Wideband and Low-Profile High-Resistivity Silicon-Based Dielectric Resonant Antennas by Loading AMC

This communication presents the design of high-resistivity silicon-based dielectric resonant antennas (DRAs) by using microelectromechanical system (MEMS) technology. A stair-stepping-driven patch fed by through-silicon via (TSV) is specifically designed with a U-shaped slot that can reduce the inductive of TSV. An air cavity between dielectric resonator and driven patch is used to enhance the gain and bandwidth of DRA. The measured impedance bandwidth (-10 dB) of the Ka-band DRA is from 27 to 43 GHz with a maximum gain of 6.5 dB and 95% radiation efficiency at 38 GHz. The size of our proposed antenna is only 0.48 lambda(0) x 0.48 lambda(0) x 0.14 lambda(0). The thickness of our proposed Ku-band DRA can be further reduced from 0.14 lambda(0) to 0.06 lambda(0) by loading an artificial magnetic conductor (AMC) structure on the top surface of DR. A Ku-band antenna is fabricated as an example.
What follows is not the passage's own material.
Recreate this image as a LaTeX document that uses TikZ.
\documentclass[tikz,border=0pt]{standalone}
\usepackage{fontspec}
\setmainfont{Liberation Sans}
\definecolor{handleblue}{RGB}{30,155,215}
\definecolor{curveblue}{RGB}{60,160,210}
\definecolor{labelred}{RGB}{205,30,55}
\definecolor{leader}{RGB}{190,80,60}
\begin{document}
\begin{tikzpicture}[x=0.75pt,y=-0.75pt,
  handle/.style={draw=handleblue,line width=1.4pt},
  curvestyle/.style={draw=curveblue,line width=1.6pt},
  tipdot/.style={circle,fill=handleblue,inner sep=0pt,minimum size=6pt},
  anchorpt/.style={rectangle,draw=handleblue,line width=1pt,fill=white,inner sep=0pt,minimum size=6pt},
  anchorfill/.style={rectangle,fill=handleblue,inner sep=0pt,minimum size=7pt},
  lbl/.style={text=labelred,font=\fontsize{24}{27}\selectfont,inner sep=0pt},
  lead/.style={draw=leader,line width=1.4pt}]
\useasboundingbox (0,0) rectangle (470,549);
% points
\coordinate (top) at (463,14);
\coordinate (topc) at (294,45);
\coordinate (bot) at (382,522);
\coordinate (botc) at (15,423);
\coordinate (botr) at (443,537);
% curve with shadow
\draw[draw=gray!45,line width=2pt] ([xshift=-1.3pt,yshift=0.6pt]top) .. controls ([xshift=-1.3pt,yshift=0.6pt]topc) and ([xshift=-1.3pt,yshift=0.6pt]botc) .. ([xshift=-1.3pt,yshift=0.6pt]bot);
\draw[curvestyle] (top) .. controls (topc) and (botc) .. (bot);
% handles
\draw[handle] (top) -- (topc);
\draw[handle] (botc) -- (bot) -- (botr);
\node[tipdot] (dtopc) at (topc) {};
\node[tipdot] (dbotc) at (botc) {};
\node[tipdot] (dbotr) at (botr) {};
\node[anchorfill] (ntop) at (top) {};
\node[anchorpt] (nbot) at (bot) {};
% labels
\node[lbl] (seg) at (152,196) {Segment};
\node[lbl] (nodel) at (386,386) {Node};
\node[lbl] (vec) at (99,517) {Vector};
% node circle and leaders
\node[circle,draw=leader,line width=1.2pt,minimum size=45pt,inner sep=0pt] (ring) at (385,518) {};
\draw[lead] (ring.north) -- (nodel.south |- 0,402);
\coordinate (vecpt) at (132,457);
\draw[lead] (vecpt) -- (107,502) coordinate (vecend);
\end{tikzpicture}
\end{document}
The measured fraction bandwidth (FBW) is 33% (-10 dB) from 14.2 to 19.8 GHz with a maximum gain of 6.5 dB and 94.7% radiation efficiency at 18 GHz. Good agreements between the simulated and measured results are obtained for both DRAs. The size of our proposed Ku-band antenna is only 0.51 lambda(0) x 0.51 lambda(0) x 0.06 lambda(0). The proposed DRAs can be further 3-D-integrated with other components by using bumps for future millimeter-wave (MMW) phased-array radar and communication systems.